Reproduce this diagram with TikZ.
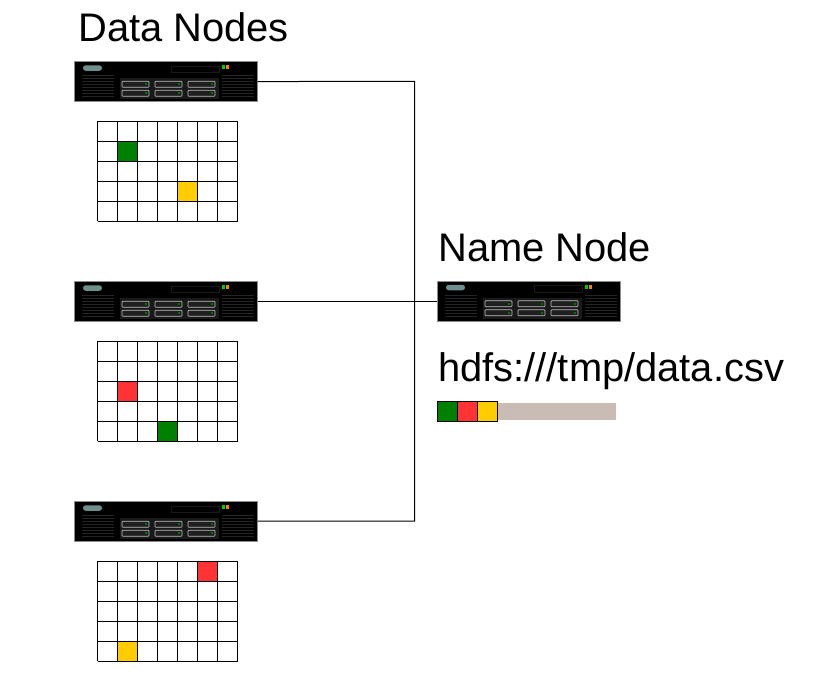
\documentclass[tikz,border=0pt]{standalone}
\usepackage{fontspec}
\setmainfont{Liberation Sans}
\definecolor{blockgreen}{HTML}{008000}
\definecolor{blockred}{HTML}{FF3333}
\definecolor{blockyellow}{HTML}{FFCC00}
\definecolor{restgray}{HTML}{C8BCB5}
\definecolor{ovalgray}{HTML}{6F8F8C}
\tikzset{
  x=0.75pt,y=-0.75pt,
  title/.style={anchor=base west,inner sep=0pt,font=\fontsize{29.9}{30}\selectfont},
  serverbox/.style={draw=black!45!white,line width=0.4pt,fill=black,minimum width=137.25pt,minimum height=30pt,inner sep=0pt,anchor=north west},
  wire/.style={draw=black,line width=0.75pt},
  gridline/.style={draw=black,line width=0.75pt},
  cell/.style={draw=black,line width=0.75pt},
  drive/.style={draw=black!25!white,line width=0.5pt,fill=black!88!white,rounded corners=0.6pt},
  ventline/.style={draw=black!86!white,line width=0.45pt},
  server/.pic={
    \fill[black!90!white] (46,17) rectangle (145,38);
    \fill[ovalgray,rounded corners=2pt] (9,4) rectangle (28,9.5);
    \draw[black!90!white,line width=0.4pt] (97,4.5) rectangle (145,11);
    \fill[green!80!black] (148,4) rectangle (150.5,8);
    \fill[orange] (152,4) rectangle (154.5,8);
    \foreach \vy in {14,17,...,37}{
      \draw[ventline] (8,\vy) -- (40,\vy);
      \draw[ventline] (148,\vy) -- (180,\vy);
    }
    \foreach \dx in {48,81,114}{
      \foreach \dy in {20,29}{
        \draw[drive] (\dx,\dy) rectangle ++(27,6);
        \fill[green!45!black] (\dx+23,\dy+2) rectangle ++(1.5,2);
      }
    }
  }
}
\begin{document}
\begin{tikzpicture}
\useasboundingbox (0,0) rectangle (834,693);

\node[title] (datatitle) at (78,41) {Data Nodes};
\node[title] (nametitle) at (438,261) {Name Node};
\node[title] (pathtitle) at (438,381) {hdfs:///tmp/data.csv};

% servers
\node[serverbox] (dn1) at (74,61.3) {};
\node[serverbox] (dn2) at (74,281.3) {};
\node[serverbox] (dn3) at (74,501.3) {};
\node[serverbox] (nn) at (437,280.8) {};
\pic at (74,61.3) {server};
\pic at (74,281.3) {server};
\pic at (74,501.3) {server};
\pic at (437,280.8) {server};

% connectors
\coordinate (bustop) at (414.5,81.3);
\coordinate (busbot) at (414.5,521);
\draw[wire] (dn1.east) -- (bustop) -- (busbot) -- (dn3.east |- busbot);
\draw[wire] (dn2.east) -- (nn.west |- dn2.east);

% block grids
\foreach \gy in {121,341,561}{
  \draw[gridline,shift={(97.5,\gy)}] (0,0) grid[xstep=20,ystep=-20] (140,100);
}
\draw[cell,fill=blockgreen] (117.5,141) rectangle ++(20,20);
\draw[cell,fill=blockyellow] (177.5,181) rectangle ++(20,20);
\draw[cell,fill=blockred] (117.5,381) rectangle ++(20,20);
\draw[cell,fill=blockgreen] (157.5,421) rectangle ++(20,20);
\draw[cell,fill=blockred] (197.5,561) rectangle ++(20,20);
\draw[cell,fill=blockyellow] (117.5,641) rectangle ++(20,20);

% file bar
\fill[restgray] (498,403) rectangle (616,420);
\draw[cell,fill=blockgreen] (437,401) rectangle ++(20,20);
\draw[cell,fill=blockred] (457,401) rectangle ++(20,20);
\draw[cell,fill=blockyellow] (477,401) rectangle ++(20,20);
\end{tikzpicture}
\end{document}
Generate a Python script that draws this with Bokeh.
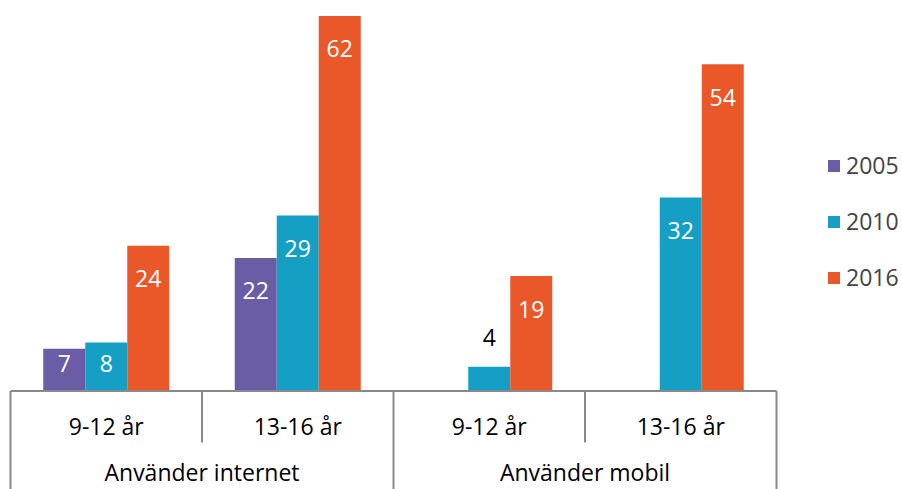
from bokeh.plotting import figure
from bokeh.models import ColumnDataSource, Range1d, Legend, LegendItem
from bokeh.core.properties import value
from bokeh.embed import file_html
from bokeh.resources import INLINE

# ---- data ----
groups = ["Använder internet", "Använder mobil"]
ages = ["9-12 år", "13-16 år"]
years = ["2005", "2010", "2016"]
v2005 = [7, 22, None, None]
v2010 = [8, 29, 4, 32]
v2016 = [24, 62, 19, 54]
series = [v2005, v2010, v2016]
colors = ["#6a5ca5", "#159fc4", "#ea582a"]

cats = [(g, a) for g in groups for a in ages]
n = len(cats)

# ---- layout constants (pixels) ----
W, H = 902, 489
CAT_PX = 191.5          # width of one category in px
PX = 6.05               # px per unit value
LEFT_PAD = 10           # px from frame left to table
BASE_Y = 390.5          # px from frame top to zero line
FONT = "Open Sans"
FS = "23px"
GREY = "#898989"

x0 = -0.5 - LEFT_PAD / CAT_PX
x1 = x0 + W / CAT_PX
y1 = BASE_Y / PX
y0 = -(H - BASE_Y) / PX

p = figure(width=W, height=H, x_range=Range1d(x0, x1), y_range=Range1d(y0, y1),
           x_axis_type=None, y_axis_type=None, output_backend="svg",
           toolbar_location=None, min_border=0, outline_line_color=None)
p.grid.visible = False
p.background_fill_color = "white"
p.border_fill_color = "white"

bw = 42 / CAT_PX
offsets = [-bw, 0, bw]

items = []
lab_x, lab_y, lab_t, lab_c = [], [], [], []
for s, vals, col, off in zip(years, series, colors, offsets):
    xs = [i + off for i, v in enumerate(vals) if v is not None]
    ts = [v for v in vals if v is not None]
    src = ColumnDataSource(dict(x=xs, top=ts))
    r = p.vbar(x="x", top="top", bottom=0, width=bw, source=src,
               fill_color=col, line_color=None)
    items.append(LegendItem(label=s, renderers=[r]))
    for x, v in zip(xs, ts):
        h = v * PX
        if h < 30:
            lab_y.append(v + 29 / PX)
            lab_c.append("black")
        else:
            lab_y.append(max(v - 33 / PX, 28 / PX))
            lab_c.append("white")
        lab_x.append(x)
        lab_t.append(str(v))

p.text(x=lab_x, y=lab_y, text=lab_t, text_color=lab_c, text_align="center",
       text_baseline="middle", text_font=value(FONT), text_font_size=FS)

# ---- category table ----
bounds = [i - 0.5 for i in range(n + 1)]
outer = [bounds[0]] + [bounds[i] for i in range(1, n) if cats[i][0] != cats[i - 1][0]] + [bounds[-1]]
inner = [b for b in bounds if b not in outer]
p.segment(x0=[bounds[0]], y0=[0], x1=[bounds[-1]], y1=[0], line_color=GREY, line_width=2)
p.segment(x0=outer, y0=[0] * len(outer), x1=outer, y1=[y0 - 5] * len(outer),
          line_color=GREY, line_width=2)
p.segment(x0=inner, y0=[0] * len(inner), x1=inner, y1=[-51.5 / PX] * len(inner),
          line_color=GREY, line_width=2)

p.text(x=list(range(n)), y=[-34.5 / PX] * n, text=[c[1] for c in cats],
       text_align="center", text_baseline="middle", text_color="black",
       text_font=value(FONT), text_font_size=FS)
gx = [sum(i for i in range(n) if cats[i][0] == g) / len(ages) for g in groups]
p.text(x=gx, y=[-80.5 / PX] * len(groups), text=groups,
       text_align="center", text_baseline="middle", text_color="black",
       text_font=value(FONT), text_font_size=FS)

legend = Legend(items=items, location=(826, 196), orientation="vertical",
                glyph_width=15, glyph_height=15, label_standoff=5,
                label_text_font=FONT, label_text_font_size=FS,
                spacing=24, padding=0, margin=0,
                border_line_color=None, background_fill_alpha=0)
p.add_layout(legend)

open("out.html", "w").write(file_html(p, INLINE))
☆ ☆ ☆ ☆
[Exercise objective] Your task is to set down the records shown above exactly, minus any pictures.

[Result below]
Reproduce this diagram with TikZ.
\documentclass[tikz,border=0pt]{standalone}
\usepackage{fontspec}
\setmainfont{Liberation Sans}
\definecolor{blockgreen}{HTML}{008000}
\definecolor{blockred}{HTML}{FF3333}
\definecolor{blockyellow}{HTML}{FFCC00}
\definecolor{restgray}{HTML}{C8BCB5}
\definecolor{ovalgray}{HTML}{6F8F8C}
\tikzset{
  x=0.75pt,y=-0.75pt,
  title/.style={anchor=base west,inner sep=0pt,font=\fontsize{29.9}{30}\selectfont},
  serverbox/.style={draw=black!45!white,line width=0.4pt,fill=black,minimum width=137.25pt,minimum height=30pt,inner sep=0pt,anchor=north west},
  wire/.style={draw=black,line width=0.75pt},
  gridline/.style={draw=black,line width=0.75pt},
  cell/.style={draw=black,line width=0.75pt},
  drive/.style={draw=black!25!white,line width=0.5pt,fill=black!88!white,rounded corners=0.6pt},
  ventline/.style={draw=black!86!white,line width=0.45pt},
  server/.pic={
    \fill[black!90!white] (46,17) rectangle (145,38);
    \fill[ovalgray,rounded corners=2pt] (9,4) rectangle (28,9.5);
    \draw[black!90!white,line width=0.4pt] (97,4.5) rectangle (145,11);
    \fill[green!80!black] (148,4) rectangle (150.5,8);
    \fill[orange] (152,4) rectangle (154.5,8);
    \foreach \vy in {14,17,...,37}{
      \draw[ventline] (8,\vy) -- (40,\vy);
      \draw[ventline] (148,\vy) -- (180,\vy);
    }
    \foreach \dx in {48,81,114}{
      \foreach \dy in {20,29}{
        \draw[drive] (\dx,\dy) rectangle ++(27,6);
        \fill[green!45!black] (\dx+23,\dy+2) rectangle ++(1.5,2);
      }
    }
  }
}
\begin{document}
\begin{tikzpicture}
\useasboundingbox (0,0) rectangle (834,693);

\node[title] (datatitle) at (78,41) {Data Nodes};
\node[title] (nametitle) at (438,261) {Name Node};
\node[title] (pathtitle) at (438,381) {hdfs:///tmp/data.csv};

% servers
\node[serverbox] (dn1) at (74,61.3) {};
\node[serverbox] (dn2) at (74,281.3) {};
\node[serverbox] (dn3) at (74,501.3) {};
\node[serverbox] (nn) at (437,280.8) {};
\pic at (74,61.3) {server};
\pic at (74,281.3) {server};
\pic at (74,501.3) {server};
\pic at (437,280.8) {server};

% connectors
\coordinate (bustop) at (414.5,81.3);
\coordinate (busbot) at (414.5,521);
\draw[wire] (dn1.east) -- (bustop) -- (busbot) -- (dn3.east |- busbot);
\draw[wire] (dn2.east) -- (nn.west |- dn2.east);

% block grids
\foreach \gy in {121,341,561}{
  \draw[gridline,shift={(97.5,\gy)}] (0,0) grid[xstep=20,ystep=-20] (140,100);
}
\draw[cell,fill=blockgreen] (117.5,141) rectangle ++(20,20);
\draw[cell,fill=blockyellow] (177.5,181) rectangle ++(20,20);
\draw[cell,fill=blockred] (117.5,381) rectangle ++(20,20);
\draw[cell,fill=blockgreen] (157.5,421) rectangle ++(20,20);
\draw[cell,fill=blockred] (197.5,561) rectangle ++(20,20);
\draw[cell,fill=blockyellow] (117.5,641) rectangle ++(20,20);

% file bar
\fill[restgray] (498,403) rectangle (616,420);
\draw[cell,fill=blockgreen] (437,401) rectangle ++(20,20);
\draw[cell,fill=blockred] (457,401) rectangle ++(20,20);
\draw[cell,fill=blockyellow] (477,401) rectangle ++(20,20);
\end{tikzpicture}
\end{document}
Generate a Python script that draws this with Bokeh.
from bokeh.plotting import figure
from bokeh.models import ColumnDataSource, Range1d, Legend, LegendItem
from bokeh.core.properties import value
from bokeh.embed import file_html
from bokeh.resources import INLINE

# ---- data ----
groups = ["Använder internet", "Använder mobil"]
ages = ["9-12 år", "13-16 år"]
years = ["2005", "2010", "2016"]
v2005 = [7, 22, None, None]
v2010 = [8, 29, 4, 32]
v2016 = [24, 62, 19, 54]
series = [v2005, v2010, v2016]
colors = ["#6a5ca5", "#159fc4", "#ea582a"]

cats = [(g, a) for g in groups for a in ages]
n = len(cats)

# ---- layout constants (pixels) ----
W, H = 902, 489
CAT_PX = 191.5          # width of one category in px
PX = 6.05               # px per unit value
LEFT_PAD = 10           # px from frame left to table
BASE_Y = 390.5          # px from frame top to zero line
FONT = "Open Sans"
FS = "23px"
GREY = "#898989"

x0 = -0.5 - LEFT_PAD / CAT_PX
x1 = x0 + W / CAT_PX
y1 = BASE_Y / PX
y0 = -(H - BASE_Y) / PX

p = figure(width=W, height=H, x_range=Range1d(x0, x1), y_range=Range1d(y0, y1),
           x_axis_type=None, y_axis_type=None, output_backend="svg",
           toolbar_location=None, min_border=0, outline_line_color=None)
p.grid.visible = False
p.background_fill_color = "white"
p.border_fill_color = "white"

bw = 42 / CAT_PX
offsets = [-bw, 0, bw]

items = []
lab_x, lab_y, lab_t, lab_c = [], [], [], []
for s, vals, col, off in zip(years, series, colors, offsets):
    xs = [i + off for i, v in enumerate(vals) if v is not None]
    ts = [v for v in vals if v is not None]
    src = ColumnDataSource(dict(x=xs, top=ts))
    r = p.vbar(x="x", top="top", bottom=0, width=bw, source=src,
               fill_color=col, line_color=None)
    items.append(LegendItem(label=s, renderers=[r]))
    for x, v in zip(xs, ts):
        h = v * PX
        if h < 30:
            lab_y.append(v + 29 / PX)
            lab_c.append("black")
        else:
            lab_y.append(max(v - 33 / PX, 28 / PX))
            lab_c.append("white")
        lab_x.append(x)
        lab_t.append(str(v))

p.text(x=lab_x, y=lab_y, text=lab_t, text_color=lab_c, text_align="center",
       text_baseline="middle", text_font=value(FONT), text_font_size=FS)

# ---- category table ----
bounds = [i - 0.5 for i in range(n + 1)]
outer = [bounds[0]] + [bounds[i] for i in range(1, n) if cats[i][0] != cats[i - 1][0]] + [bounds[-1]]
inner = [b for b in bounds if b not in outer]
p.segment(x0=[bounds[0]], y0=[0], x1=[bounds[-1]], y1=[0], line_color=GREY, line_width=2)
p.segment(x0=outer, y0=[0] * len(outer), x1=outer, y1=[y0 - 5] * len(outer),
          line_color=GREY, line_width=2)
p.segment(x0=inner, y0=[0] * len(inner), x1=inner, y1=[-51.5 / PX] * len(inner),
          line_color=GREY, line_width=2)

p.text(x=list(range(n)), y=[-34.5 / PX] * n, text=[c[1] for c in cats],
       text_align="center", text_baseline="middle", text_color="black",
       text_font=value(FONT), text_font_size=FS)
gx = [sum(i for i in range(n) if cats[i][0] == g) / len(ages) for g in groups]
p.text(x=gx, y=[-80.5 / PX] * len(groups), text=groups,
       text_align="center", text_baseline="middle", text_color="black",
       text_font=value(FONT), text_font_size=FS)

legend = Legend(items=items, location=(826, 196), orientation="vertical",
                glyph_width=15, glyph_height=15, label_standoff=5,
                label_text_font=FONT, label_text_font_size=FS,
                spacing=24, padding=0, margin=0,
                border_line_color=None, background_fill_alpha=0)
p.add_layout(legend)

open("out.html", "w").write(file_html(p, INLINE))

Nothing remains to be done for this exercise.